You don't want to cross them.
A group of parents, teachers, students and NYCHA residents will rally Thursday morning at the Fort Greene corner where an NYPD tow truck driver killed 7-year-old Kamari Hughes to demand Mayor Adams reverse cuts to the city's crossing guard budget.
Members of the Brooklyn Street Safety Coalition will convene at 8:30 a.m. at the corner of N. Portland Ave and Myrtle Ave where Hughes died last month after the driver — who witnesses said was on her phone — plowed into him in the crosswalk. Cardboard cutouts of crossing guards at the deadly intersection will represent the staffing shorting.
"With expanded city funding, real crossing guards could be protecting our children as they walk to school," said Kay White, the PTSO Co-Chair at Brooklyn Prospect Downtown Elementary School.
"Instead, we have only these cardboard cutouts. These streets and intersections have already proven to be deadly, and we need the mayor to restore funding to the city’s crossing guards before 2024."

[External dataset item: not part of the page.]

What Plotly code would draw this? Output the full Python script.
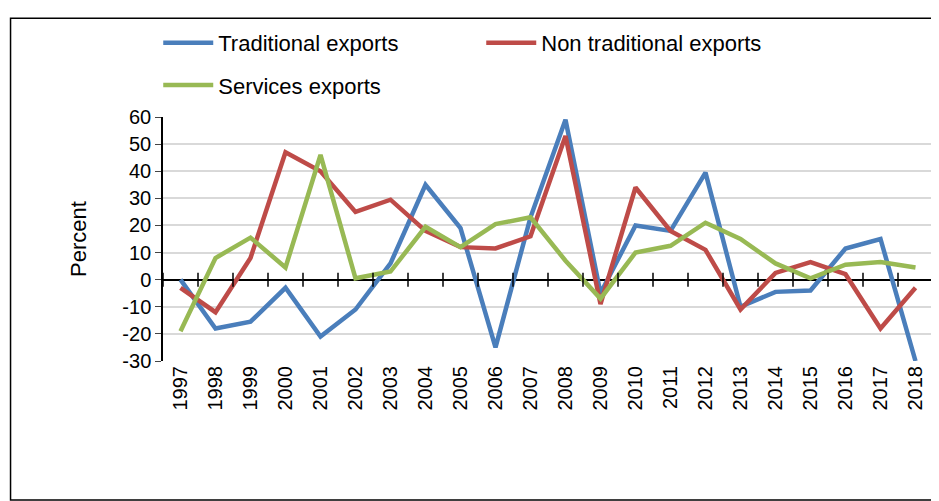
import plotly.graph_objects as go

years = list(range(1997, 2019))
traditional = [0, -18, -15.5, -3, -21, -11, 6, 35, 19, -25, 23, 59, -5, 20, 18, 39.5, -10, -4.5, -4, 11.5, 15, -30]
non_traditional = [-3, -12, 8, 47, 40, 25, 29.5, 18, 12, 11.5, 16, 53, -9, 34, 18, 11, -11, 2.5, 6.5, 2, -18, -3]
services = [-19, 8, 15.5, 4.5, 46, 0.5, 3, 19.5, 12, 20.5, 23, 7, -7, 10, 12.5, 21, 15, 6, 0.5, 5.5, 6.5, 4.5]
tick_vals = [-30, -20, -10, 0, 10, 20, 30, 40, 50, 60]

fig = go.Figure()
for name, vals, col, lg in [("Traditional exports", traditional, "#4A7EBB", "legend"),
                            ("Non traditional exports", non_traditional, "#BE4B48", "legend"),
                            ("Services exports", services, "#98B954", "legend2")]:
    fig.add_trace(go.Scatter(x=years, y=vals, mode="lines", name=name, legend=lg,
                             line=dict(color=col, width=4.5)))

fig.add_trace(go.Scatter(x=[y - 0.5 for y in years] + [years[-1] + 0.5], y=[0] * (len(years) + 1),
                         mode="markers", showlegend=False, hoverinfo="skip",
                         marker=dict(symbol="line-ns-open", size=10, color="black",
                                     line=dict(color="black", width=1.5))))

leg_common = dict(orientation="h", xref="container", yref="container", xanchor="left",
                  yanchor="top", font=dict(size=22), bgcolor="rgba(0,0,0,0)",
                  itemwidth=50, entrywidth=258, entrywidthmode="pixels")
fig.update_layout(
    width=939, height=501, margin=dict(l=155, r=14, t=109, b=148, autoexpand=False),
    paper_bgcolor="white", plot_bgcolor="white",
    font=dict(family="Liberation Sans, Arial", size=20, color="black"),
    showlegend=True,
    legend=dict(x=0.16, y=0.972, **leg_common),
    legend2=dict(x=0.16, y=0.888, **leg_common),
    xaxis=dict(range=[1996.5, 2018.5], tickmode="array", tickvals=years,
               ticktext=[str(y) for y in years], tickangle=-90, showgrid=False,
               zeroline=False, showline=False, ticks="", tickfont=dict(size=20)),
    yaxis=dict(range=[-30, 60], tickvals=tick_vals, ticktext=[str(v) for v in tick_vals],
               showgrid=True, gridcolor="#D9D9D9",
               gridwidth=1.5, zeroline=True, zerolinecolor="black", zerolinewidth=1.5,
               showline=True, linecolor="black", linewidth=1.5, ticks="outside",
               ticklen=6, tickfont=dict(size=20),
               title=dict(text="Percent", font=dict(size=22), standoff=30)),
    shapes=[dict(type="rect", xref="paper", yref="paper", x0=-0.198, x1=1.013, y0=-0.57, y1=1.405,
                 line=dict(color="black", width=1.5))],
)
fig.write_html("out.html")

The cardboard cutouts aren't simply decorative — they'll also be interactive, with QR codes linking to the crossing guard job application "because the mayor said it's a hard job to fill and that no one wants the job," White said.
In May, the Adams administration announced an 18-percent reduction in school crossing guard positions across the city — a move officials said would save just $7.5 million from the city's $106 billion budget. In the wake of the crash that killed Hughes, Mayor Adams vowed to daylight 1,000 intersections per year in the city, but City Hall has not committed to beefing up its crossing guard roster.
Even before the most recent cuts, the number of crossing guards was reduced by 26 percent between fiscal year 2019 and April 2022 — dropping from 3,000 to 2,200.
Parents noticed a brief uptick in crossing guards around Brooklyn after the October crash, White said, but their presence has diminished in recent weeks.
The process of getting a crossing guard for a school is time consuming and based on outside factors instead of safety, White said.
"We lobbied for three years to get a crossing guard at our school, and the only reason we got one is because a parent had connections at City Hall," she said. "But what about the parents who don't have connections at City Hall?"
Schools Chancellor David Banks, meanwhile, recently claimed the issue of crossing guards and street safety had not been broached with him in his time in charge of city schools, according to the Vision Zero Youth Council, a student-run street safety organization — even though Streetsblog asked Banks about the issue to his face on multiple occasions in the last two years.
An award-winning 2022 investigation by Streetsblog into crashes on streets near schools found that, on days when schools are in session, there are 57 percent more crashes and 25 percent more injuries per mile on streets near schools than other city streets.
Crossing guards — essentially the only line of defense for kids against oncoming drivers — face routine harassment from drivers, Streetsblog has found.
Drivers injured dozens of guards over the past decade. A driver killed a crossing guard in Queens in October just six days before Hughes's death.
City Hall did not immediately return a request for comment.